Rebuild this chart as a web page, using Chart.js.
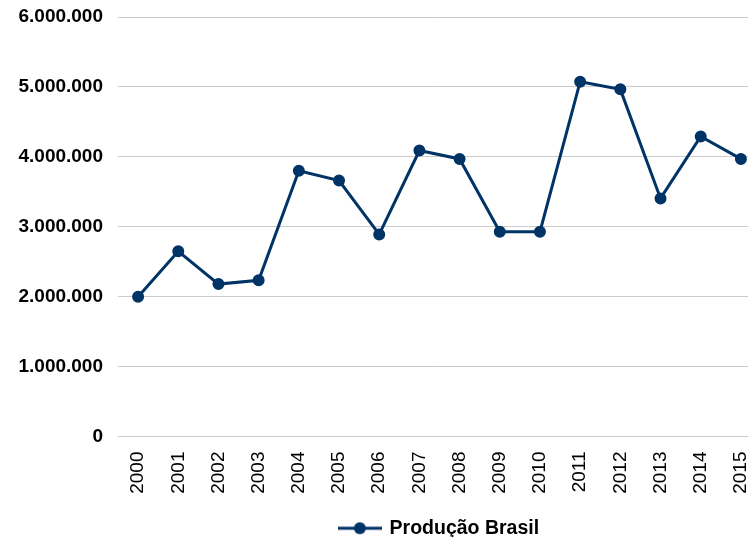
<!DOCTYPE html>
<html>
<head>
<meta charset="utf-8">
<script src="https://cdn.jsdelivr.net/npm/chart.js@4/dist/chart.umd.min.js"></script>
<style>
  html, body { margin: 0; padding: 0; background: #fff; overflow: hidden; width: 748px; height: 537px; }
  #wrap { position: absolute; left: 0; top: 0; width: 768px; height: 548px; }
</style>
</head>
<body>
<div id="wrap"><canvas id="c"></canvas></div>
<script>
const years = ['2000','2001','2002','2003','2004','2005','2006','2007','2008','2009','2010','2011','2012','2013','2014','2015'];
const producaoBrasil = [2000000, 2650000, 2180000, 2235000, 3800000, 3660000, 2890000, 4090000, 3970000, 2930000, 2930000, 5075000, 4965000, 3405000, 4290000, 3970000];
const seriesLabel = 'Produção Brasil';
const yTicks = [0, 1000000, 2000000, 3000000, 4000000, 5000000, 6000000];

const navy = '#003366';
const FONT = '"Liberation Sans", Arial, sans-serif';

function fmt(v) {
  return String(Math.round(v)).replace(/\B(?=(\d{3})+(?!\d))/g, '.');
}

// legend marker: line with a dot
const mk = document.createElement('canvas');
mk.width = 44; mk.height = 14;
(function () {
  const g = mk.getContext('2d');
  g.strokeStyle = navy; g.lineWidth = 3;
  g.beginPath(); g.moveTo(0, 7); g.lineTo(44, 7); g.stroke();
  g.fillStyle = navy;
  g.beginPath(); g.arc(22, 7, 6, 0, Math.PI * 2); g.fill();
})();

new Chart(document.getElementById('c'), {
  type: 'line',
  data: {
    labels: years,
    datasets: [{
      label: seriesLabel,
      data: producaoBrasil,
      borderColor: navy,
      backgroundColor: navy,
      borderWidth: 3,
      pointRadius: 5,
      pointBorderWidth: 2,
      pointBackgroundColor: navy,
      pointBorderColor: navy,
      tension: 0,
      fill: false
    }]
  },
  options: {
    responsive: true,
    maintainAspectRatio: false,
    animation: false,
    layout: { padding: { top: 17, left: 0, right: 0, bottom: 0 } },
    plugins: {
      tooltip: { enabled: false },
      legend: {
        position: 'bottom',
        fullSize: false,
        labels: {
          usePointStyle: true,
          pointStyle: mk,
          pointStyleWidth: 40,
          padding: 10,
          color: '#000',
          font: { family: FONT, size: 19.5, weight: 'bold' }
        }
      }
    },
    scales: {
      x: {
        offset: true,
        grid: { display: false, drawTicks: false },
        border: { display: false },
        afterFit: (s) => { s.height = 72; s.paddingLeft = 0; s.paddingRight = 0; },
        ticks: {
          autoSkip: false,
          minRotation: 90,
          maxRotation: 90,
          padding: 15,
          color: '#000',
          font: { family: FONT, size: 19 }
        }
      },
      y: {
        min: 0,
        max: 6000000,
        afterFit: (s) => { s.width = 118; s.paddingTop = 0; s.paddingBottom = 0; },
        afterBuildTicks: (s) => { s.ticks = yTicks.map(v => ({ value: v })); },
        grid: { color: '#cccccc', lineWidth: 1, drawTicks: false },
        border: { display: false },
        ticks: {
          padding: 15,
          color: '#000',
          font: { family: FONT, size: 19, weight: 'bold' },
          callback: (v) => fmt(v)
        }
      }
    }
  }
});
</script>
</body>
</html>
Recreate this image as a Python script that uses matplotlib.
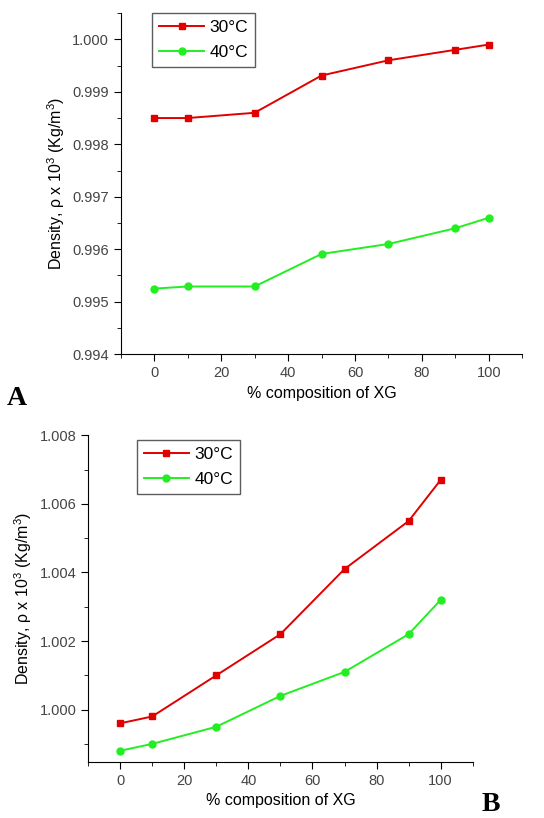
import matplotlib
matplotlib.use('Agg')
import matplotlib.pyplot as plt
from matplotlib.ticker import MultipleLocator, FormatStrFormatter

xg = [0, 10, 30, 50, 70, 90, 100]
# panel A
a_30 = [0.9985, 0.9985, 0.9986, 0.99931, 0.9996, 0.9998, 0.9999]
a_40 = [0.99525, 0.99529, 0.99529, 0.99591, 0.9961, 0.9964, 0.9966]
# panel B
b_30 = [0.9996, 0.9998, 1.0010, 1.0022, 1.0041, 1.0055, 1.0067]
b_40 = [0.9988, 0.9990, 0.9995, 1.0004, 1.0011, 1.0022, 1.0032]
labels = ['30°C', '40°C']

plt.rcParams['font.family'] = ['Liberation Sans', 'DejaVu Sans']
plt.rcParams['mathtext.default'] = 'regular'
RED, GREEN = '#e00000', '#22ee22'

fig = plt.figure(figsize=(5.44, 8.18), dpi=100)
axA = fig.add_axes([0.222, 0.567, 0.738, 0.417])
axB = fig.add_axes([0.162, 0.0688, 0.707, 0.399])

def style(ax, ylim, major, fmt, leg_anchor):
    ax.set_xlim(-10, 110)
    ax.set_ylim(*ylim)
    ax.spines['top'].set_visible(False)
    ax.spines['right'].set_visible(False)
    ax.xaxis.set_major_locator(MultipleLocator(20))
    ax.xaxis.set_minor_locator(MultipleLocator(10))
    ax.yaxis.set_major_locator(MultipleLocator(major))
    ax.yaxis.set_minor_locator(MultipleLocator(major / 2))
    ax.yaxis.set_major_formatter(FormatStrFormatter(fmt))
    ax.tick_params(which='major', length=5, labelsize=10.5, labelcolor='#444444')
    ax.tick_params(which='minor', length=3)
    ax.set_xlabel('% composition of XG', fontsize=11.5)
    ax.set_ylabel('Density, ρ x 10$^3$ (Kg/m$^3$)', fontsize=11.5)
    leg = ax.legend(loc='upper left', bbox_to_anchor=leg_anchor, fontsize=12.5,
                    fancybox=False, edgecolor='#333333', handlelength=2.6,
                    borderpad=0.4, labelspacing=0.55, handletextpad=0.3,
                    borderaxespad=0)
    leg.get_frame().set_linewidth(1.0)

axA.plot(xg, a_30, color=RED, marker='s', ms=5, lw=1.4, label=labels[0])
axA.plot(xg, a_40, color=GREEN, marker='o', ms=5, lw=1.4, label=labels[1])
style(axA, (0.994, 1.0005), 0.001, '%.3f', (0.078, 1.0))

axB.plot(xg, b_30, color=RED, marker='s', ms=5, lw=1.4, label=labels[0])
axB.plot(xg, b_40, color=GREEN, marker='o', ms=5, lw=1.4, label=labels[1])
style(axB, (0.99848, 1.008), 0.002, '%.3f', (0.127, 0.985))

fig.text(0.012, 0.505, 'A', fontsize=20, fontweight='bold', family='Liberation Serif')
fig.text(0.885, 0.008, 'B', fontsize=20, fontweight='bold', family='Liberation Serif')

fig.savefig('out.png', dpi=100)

• • •

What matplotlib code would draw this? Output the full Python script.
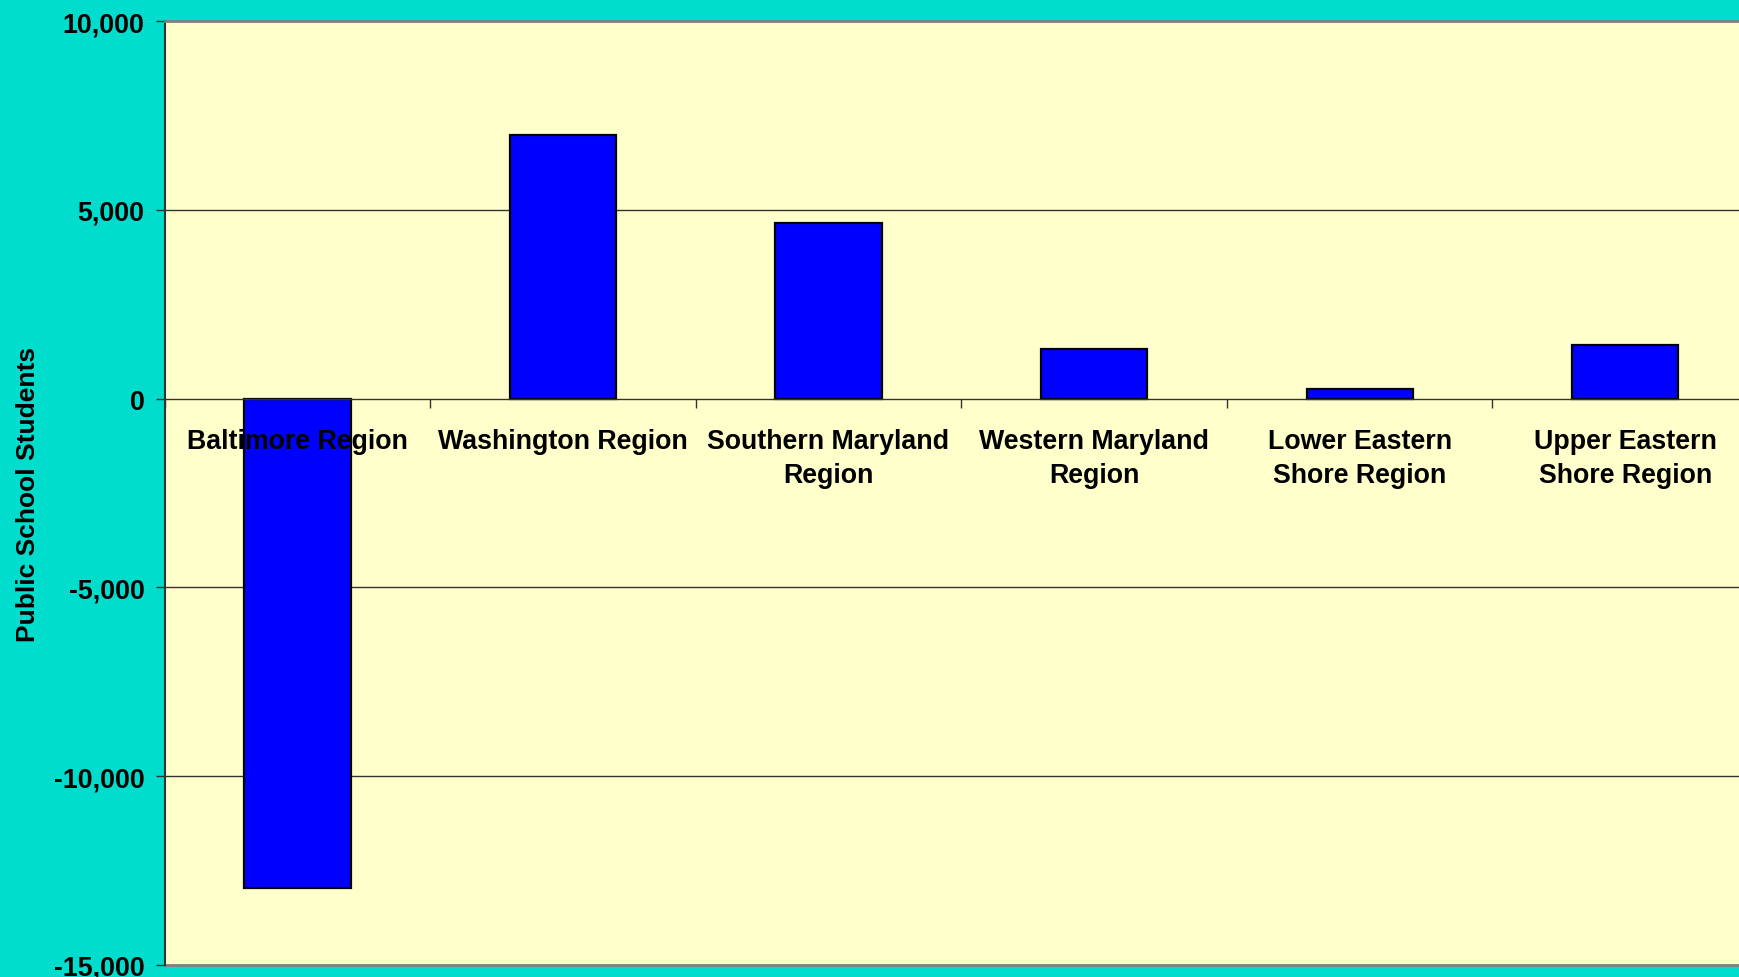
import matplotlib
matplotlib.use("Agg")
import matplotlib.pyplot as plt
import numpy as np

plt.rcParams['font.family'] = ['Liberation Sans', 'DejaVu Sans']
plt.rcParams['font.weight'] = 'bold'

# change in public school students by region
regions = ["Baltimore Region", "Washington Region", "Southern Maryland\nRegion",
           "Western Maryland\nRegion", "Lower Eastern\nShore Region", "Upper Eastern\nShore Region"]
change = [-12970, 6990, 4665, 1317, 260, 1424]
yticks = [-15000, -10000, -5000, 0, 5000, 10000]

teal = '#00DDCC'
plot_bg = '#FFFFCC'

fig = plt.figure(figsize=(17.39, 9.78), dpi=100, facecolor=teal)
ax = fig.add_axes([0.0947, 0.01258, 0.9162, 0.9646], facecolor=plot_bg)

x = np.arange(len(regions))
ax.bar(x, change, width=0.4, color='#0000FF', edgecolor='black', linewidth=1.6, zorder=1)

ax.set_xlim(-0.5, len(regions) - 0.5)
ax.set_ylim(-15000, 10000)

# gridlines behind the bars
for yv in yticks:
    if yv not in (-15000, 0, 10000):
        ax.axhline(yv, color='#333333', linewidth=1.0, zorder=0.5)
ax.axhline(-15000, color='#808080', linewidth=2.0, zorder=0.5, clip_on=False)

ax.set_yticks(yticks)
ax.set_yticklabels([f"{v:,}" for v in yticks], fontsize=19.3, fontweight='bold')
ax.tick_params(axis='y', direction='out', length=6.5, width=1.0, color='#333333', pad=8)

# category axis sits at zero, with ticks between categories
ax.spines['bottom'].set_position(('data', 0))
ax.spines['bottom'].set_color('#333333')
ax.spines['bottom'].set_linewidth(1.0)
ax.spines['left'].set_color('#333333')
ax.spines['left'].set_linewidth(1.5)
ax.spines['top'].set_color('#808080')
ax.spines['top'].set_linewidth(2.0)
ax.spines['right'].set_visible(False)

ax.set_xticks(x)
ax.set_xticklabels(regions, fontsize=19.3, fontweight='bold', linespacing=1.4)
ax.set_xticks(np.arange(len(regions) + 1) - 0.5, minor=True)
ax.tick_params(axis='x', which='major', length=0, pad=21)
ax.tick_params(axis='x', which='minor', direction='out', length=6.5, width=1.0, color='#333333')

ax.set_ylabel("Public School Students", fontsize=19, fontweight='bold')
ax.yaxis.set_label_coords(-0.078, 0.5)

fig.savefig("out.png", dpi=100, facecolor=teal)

• • •

Write out, exactly and with nothing added, everything from the line with "Rebuild this chart" down to the line with "4000000, 5000000, 6000000];", both included. Drop any pictures.

# [SOLUTION]
Rebuild this chart as a web page, using Chart.js.
<!DOCTYPE html>
<html>
<head>
<meta charset="utf-8">
<script src="https://cdn.jsdelivr.net/npm/chart.js@4/dist/chart.umd.min.js"></script>
<style>
  html, body { margin: 0; padding: 0; background: #fff; overflow: hidden; width: 748px; height: 537px; }
  #wrap { position: absolute; left: 0; top: 0; width: 768px; height: 548px; }
</style>
</head>
<body>
<div id="wrap"><canvas id="c"></canvas></div>
<script>
const years = ['2000','2001','2002','2003','2004','2005','2006','2007','2008','2009','2010','2011','2012','2013','2014','2015'];
const producaoBrasil = [2000000, 2650000, 2180000, 2235000, 3800000, 3660000, 2890000, 4090000, 3970000, 2930000, 2930000, 5075000, 4965000, 3405000, 4290000, 3970000];
const seriesLabel = 'Produção Brasil';
const yTicks = [0, 1000000, 2000000, 3000000, 4000000, 5000000, 6000000];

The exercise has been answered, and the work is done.